GIVEN PROBLEM: Locate each line containing the string "picture" and copy it out.
━━ SUPPLIED DATA ━━
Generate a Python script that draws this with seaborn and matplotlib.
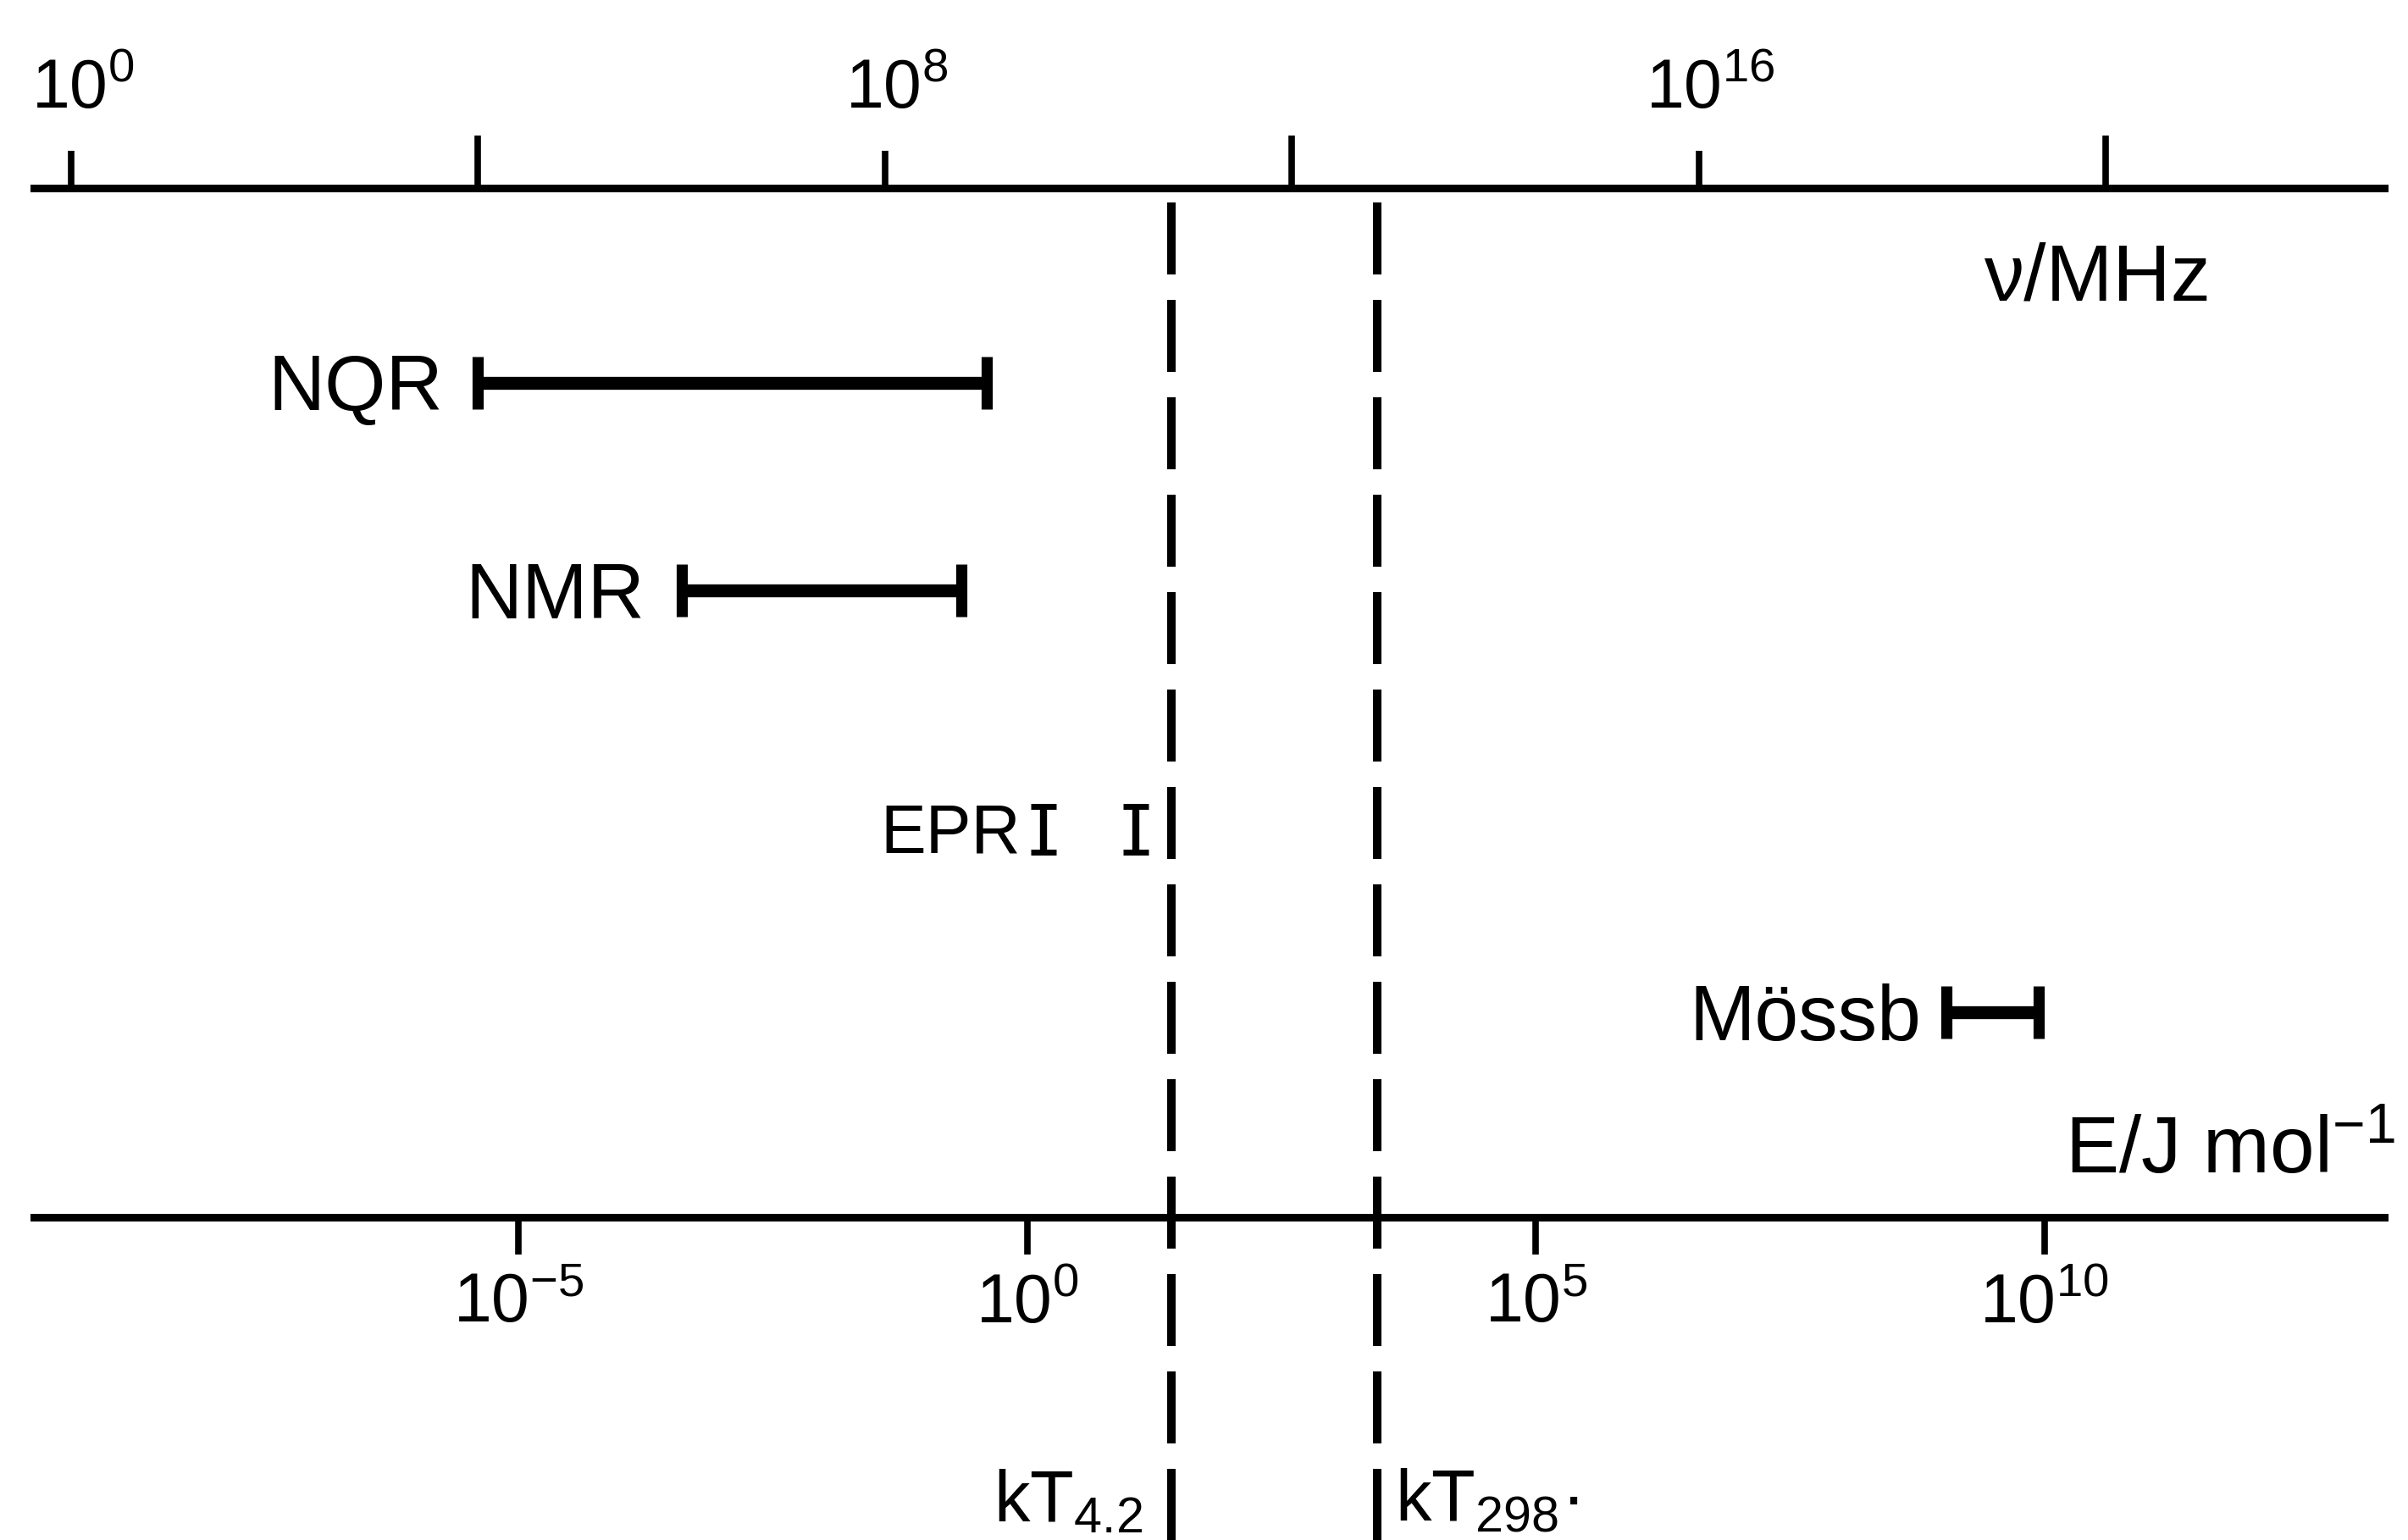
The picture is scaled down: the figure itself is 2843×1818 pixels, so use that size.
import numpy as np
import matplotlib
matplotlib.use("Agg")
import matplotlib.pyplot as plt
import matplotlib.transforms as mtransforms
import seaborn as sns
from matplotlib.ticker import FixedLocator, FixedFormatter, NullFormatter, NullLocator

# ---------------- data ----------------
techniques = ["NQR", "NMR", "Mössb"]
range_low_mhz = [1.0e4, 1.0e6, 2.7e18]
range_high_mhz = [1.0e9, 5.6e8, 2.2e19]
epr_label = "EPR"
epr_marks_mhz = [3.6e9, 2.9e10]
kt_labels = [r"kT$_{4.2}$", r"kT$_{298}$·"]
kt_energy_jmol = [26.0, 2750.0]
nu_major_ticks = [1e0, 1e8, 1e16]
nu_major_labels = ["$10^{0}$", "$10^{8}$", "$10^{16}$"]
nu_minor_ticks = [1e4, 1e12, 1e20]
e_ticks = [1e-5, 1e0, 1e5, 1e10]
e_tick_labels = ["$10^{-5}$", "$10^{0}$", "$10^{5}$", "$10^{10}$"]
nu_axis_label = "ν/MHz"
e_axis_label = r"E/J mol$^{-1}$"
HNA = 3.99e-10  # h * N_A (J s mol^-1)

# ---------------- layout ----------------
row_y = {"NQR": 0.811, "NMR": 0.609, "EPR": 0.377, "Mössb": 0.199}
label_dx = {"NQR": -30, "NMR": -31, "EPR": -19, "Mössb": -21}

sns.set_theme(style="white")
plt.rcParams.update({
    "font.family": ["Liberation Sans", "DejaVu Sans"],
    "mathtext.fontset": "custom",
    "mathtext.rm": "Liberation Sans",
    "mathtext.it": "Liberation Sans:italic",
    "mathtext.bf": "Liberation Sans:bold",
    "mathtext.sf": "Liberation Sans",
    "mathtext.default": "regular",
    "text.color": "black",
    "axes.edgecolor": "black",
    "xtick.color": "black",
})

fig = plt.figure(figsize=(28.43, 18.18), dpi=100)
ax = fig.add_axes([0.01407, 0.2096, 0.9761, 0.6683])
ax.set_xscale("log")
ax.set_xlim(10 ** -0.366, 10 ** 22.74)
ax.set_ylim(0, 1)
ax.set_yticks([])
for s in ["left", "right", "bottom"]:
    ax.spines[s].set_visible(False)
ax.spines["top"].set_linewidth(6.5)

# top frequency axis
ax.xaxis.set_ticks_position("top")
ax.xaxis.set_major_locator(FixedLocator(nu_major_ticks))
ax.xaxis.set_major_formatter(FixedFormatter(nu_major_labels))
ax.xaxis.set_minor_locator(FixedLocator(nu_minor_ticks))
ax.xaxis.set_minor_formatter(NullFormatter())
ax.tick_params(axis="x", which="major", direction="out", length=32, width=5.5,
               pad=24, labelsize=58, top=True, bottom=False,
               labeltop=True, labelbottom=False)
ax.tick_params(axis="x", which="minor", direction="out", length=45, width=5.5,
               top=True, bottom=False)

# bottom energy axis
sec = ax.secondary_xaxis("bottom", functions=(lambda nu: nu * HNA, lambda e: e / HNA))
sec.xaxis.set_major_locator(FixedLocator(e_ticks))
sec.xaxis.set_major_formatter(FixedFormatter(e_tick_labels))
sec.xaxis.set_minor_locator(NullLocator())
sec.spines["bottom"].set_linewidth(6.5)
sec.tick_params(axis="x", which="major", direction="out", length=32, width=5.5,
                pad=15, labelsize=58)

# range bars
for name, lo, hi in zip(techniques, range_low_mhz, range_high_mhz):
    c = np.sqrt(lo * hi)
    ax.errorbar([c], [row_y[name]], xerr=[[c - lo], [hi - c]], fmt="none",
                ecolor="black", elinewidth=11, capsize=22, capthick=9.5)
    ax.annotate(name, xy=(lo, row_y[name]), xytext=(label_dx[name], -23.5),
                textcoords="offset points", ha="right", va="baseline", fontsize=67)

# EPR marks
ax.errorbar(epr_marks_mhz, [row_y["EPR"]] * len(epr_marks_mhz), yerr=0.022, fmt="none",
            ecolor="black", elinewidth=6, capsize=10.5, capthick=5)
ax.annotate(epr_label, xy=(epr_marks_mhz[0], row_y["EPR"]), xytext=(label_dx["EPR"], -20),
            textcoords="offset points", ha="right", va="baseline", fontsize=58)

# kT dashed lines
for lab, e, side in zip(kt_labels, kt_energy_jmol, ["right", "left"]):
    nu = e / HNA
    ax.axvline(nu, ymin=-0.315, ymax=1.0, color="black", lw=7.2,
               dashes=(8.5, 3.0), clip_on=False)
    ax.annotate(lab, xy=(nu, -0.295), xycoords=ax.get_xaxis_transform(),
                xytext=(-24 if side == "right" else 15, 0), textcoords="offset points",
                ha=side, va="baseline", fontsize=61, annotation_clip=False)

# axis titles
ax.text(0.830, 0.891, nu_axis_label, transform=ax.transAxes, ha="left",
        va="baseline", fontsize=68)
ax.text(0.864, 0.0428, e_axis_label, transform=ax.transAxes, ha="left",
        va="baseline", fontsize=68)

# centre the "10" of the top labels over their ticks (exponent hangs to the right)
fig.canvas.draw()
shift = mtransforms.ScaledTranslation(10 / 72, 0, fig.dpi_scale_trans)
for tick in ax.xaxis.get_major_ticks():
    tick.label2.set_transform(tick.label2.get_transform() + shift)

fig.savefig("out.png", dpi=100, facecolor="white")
━━━
WRITTEN SOLUTION:
The picture is scaled down: the figure itself is 2843×1818 pixels, so use that size.

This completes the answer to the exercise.